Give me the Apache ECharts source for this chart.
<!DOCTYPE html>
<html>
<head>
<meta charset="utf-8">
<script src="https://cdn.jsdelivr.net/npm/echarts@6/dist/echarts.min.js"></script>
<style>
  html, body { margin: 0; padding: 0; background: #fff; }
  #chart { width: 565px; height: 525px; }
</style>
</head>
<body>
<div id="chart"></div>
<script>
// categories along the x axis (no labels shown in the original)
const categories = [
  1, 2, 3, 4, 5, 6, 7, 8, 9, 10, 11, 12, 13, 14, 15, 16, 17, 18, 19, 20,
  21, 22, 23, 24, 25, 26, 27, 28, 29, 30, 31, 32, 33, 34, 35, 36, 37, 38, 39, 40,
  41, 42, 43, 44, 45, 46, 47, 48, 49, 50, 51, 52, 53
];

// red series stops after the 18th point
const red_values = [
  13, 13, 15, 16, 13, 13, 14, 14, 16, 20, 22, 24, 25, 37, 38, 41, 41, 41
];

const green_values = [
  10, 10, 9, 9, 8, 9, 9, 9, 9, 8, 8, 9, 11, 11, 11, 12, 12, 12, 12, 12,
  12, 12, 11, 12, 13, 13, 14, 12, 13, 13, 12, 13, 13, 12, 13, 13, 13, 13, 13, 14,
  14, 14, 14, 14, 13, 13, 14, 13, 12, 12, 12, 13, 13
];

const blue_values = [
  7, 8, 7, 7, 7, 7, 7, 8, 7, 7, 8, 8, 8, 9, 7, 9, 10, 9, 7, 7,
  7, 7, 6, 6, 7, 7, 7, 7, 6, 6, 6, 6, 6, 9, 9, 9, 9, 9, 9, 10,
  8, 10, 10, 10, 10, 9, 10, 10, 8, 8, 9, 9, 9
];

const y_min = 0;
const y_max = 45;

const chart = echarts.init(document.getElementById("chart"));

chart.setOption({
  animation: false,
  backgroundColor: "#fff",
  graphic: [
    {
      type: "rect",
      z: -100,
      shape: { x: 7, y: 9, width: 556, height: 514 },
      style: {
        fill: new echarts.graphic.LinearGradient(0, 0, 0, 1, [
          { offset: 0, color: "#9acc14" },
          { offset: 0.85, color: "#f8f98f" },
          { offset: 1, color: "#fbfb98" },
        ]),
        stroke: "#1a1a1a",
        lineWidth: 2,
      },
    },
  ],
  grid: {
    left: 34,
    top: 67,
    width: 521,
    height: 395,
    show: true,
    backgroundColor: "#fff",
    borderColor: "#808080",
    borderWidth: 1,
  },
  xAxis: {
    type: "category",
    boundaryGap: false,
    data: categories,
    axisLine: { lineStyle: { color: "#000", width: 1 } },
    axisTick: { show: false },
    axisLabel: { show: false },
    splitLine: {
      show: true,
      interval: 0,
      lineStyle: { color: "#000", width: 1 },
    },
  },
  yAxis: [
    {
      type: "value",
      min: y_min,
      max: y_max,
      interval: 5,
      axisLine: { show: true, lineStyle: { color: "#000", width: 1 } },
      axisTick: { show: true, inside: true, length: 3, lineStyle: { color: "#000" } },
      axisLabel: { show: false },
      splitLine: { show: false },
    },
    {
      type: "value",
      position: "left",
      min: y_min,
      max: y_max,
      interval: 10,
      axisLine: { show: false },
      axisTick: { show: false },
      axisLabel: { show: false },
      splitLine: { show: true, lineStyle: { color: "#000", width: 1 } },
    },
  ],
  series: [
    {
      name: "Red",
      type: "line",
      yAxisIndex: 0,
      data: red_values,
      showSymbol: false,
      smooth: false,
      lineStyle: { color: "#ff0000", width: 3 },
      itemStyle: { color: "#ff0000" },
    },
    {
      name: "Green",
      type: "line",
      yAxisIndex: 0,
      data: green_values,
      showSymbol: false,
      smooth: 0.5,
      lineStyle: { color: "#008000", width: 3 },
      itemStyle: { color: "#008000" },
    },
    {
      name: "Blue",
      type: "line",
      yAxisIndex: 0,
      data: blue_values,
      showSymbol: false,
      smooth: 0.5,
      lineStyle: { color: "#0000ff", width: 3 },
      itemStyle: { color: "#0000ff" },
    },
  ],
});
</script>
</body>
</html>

# # # # #

• **WORK REQUIRED**: Your task is to return the full listing exactly as it was given.

• **RESPONSE FOR THIS EXERCISE**:
Give me the Apache ECharts source for this chart.
<!DOCTYPE html>
<html>
<head>
<meta charset="utf-8">
<script src="https://cdn.jsdelivr.net/npm/echarts@6/dist/echarts.min.js"></script>
<style>
  html, body { margin: 0; padding: 0; background: #fff; }
  #chart { width: 565px; height: 525px; }
</style>
</head>
<body>
<div id="chart"></div>
<script>
// categories along the x axis (no labels shown in the original)
const categories = [
  1, 2, 3, 4, 5, 6, 7, 8, 9, 10, 11, 12, 13, 14, 15, 16, 17, 18, 19, 20,
  21, 22, 23, 24, 25, 26, 27, 28, 29, 30, 31, 32, 33, 34, 35, 36, 37, 38, 39, 40,
  41, 42, 43, 44, 45, 46, 47, 48, 49, 50, 51, 52, 53
];

// red series stops after the 18th point
const red_values = [
  13, 13, 15, 16, 13, 13, 14, 14, 16, 20, 22, 24, 25, 37, 38, 41, 41, 41
];

const green_values = [
  10, 10, 9, 9, 8, 9, 9, 9, 9, 8, 8, 9, 11, 11, 11, 12, 12, 12, 12, 12,
  12, 12, 11, 12, 13, 13, 14, 12, 13, 13, 12, 13, 13, 12, 13, 13, 13, 13, 13, 14,
  14, 14, 14, 14, 13, 13, 14, 13, 12, 12, 12, 13, 13
];

const blue_values = [
  7, 8, 7, 7, 7, 7, 7, 8, 7, 7, 8, 8, 8, 9, 7, 9, 10, 9, 7, 7,
  7, 7, 6, 6, 7, 7, 7, 7, 6, 6, 6, 6, 6, 9, 9, 9, 9, 9, 9, 10,
  8, 10, 10, 10, 10, 9, 10, 10, 8, 8, 9, 9, 9
];

const y_min = 0;
const y_max = 45;

const chart = echarts.init(document.getElementById("chart"));

chart.setOption({
  animation: false,
  backgroundColor: "#fff",
  graphic: [
    {
      type: "rect",
      z: -100,
      shape: { x: 7, y: 9, width: 556, height: 514 },
      style: {
        fill: new echarts.graphic.LinearGradient(0, 0, 0, 1, [
          { offset: 0, color: "#9acc14" },
          { offset: 0.85, color: "#f8f98f" },
          { offset: 1, color: "#fbfb98" },
        ]),
        stroke: "#1a1a1a",
        lineWidth: 2,
      },
    },
  ],
  grid: {
    left: 34,
    top: 67,
    width: 521,
    height: 395,
    show: true,
    backgroundColor: "#fff",
    borderColor: "#808080",
    borderWidth: 1,
  },
  xAxis: {
    type: "category",
    boundaryGap: false,
    data: categories,
    axisLine: { lineStyle: { color: "#000", width: 1 } },
    axisTick: { show: false },
    axisLabel: { show: false },
    splitLine: {
      show: true,
      interval: 0,
      lineStyle: { color: "#000", width: 1 },
    },
  },
  yAxis: [
    {
      type: "value",
      min: y_min,
      max: y_max,
      interval: 5,
      axisLine: { show: true, lineStyle: { color: "#000", width: 1 } },
      axisTick: { show: true, inside: true, length: 3, lineStyle: { color: "#000" } },
      axisLabel: { show: false },
      splitLine: { show: false },
    },
    {
      type: "value",
      position: "left",
      min: y_min,
      max: y_max,
      interval: 10,
      axisLine: { show: false },
      axisTick: { show: false },
      axisLabel: { show: false },
      splitLine: { show: true, lineStyle: { color: "#000", width: 1 } },
    },
  ],
  series: [
    {
      name: "Red",
      type: "line",
      yAxisIndex: 0,
      data: red_values,
      showSymbol: false,
      smooth: false,
      lineStyle: { color: "#ff0000", width: 3 },
      itemStyle: { color: "#ff0000" },
    },
    {
      name: "Green",
      type: "line",
      yAxisIndex: 0,
      data: green_values,
      showSymbol: false,
      smooth: 0.5,
      lineStyle: { color: "#008000", width: 3 },
      itemStyle: { color: "#008000" },
    },
    {
      name: "Blue",
      type: "line",
      yAxisIndex: 0,
      data: blue_values,
      showSymbol: false,
      smooth: 0.5,
      lineStyle: { color: "#0000ff", width: 3 },
      itemStyle: { color: "#0000ff" },
    },
  ],
});
</script>
</body>
</html>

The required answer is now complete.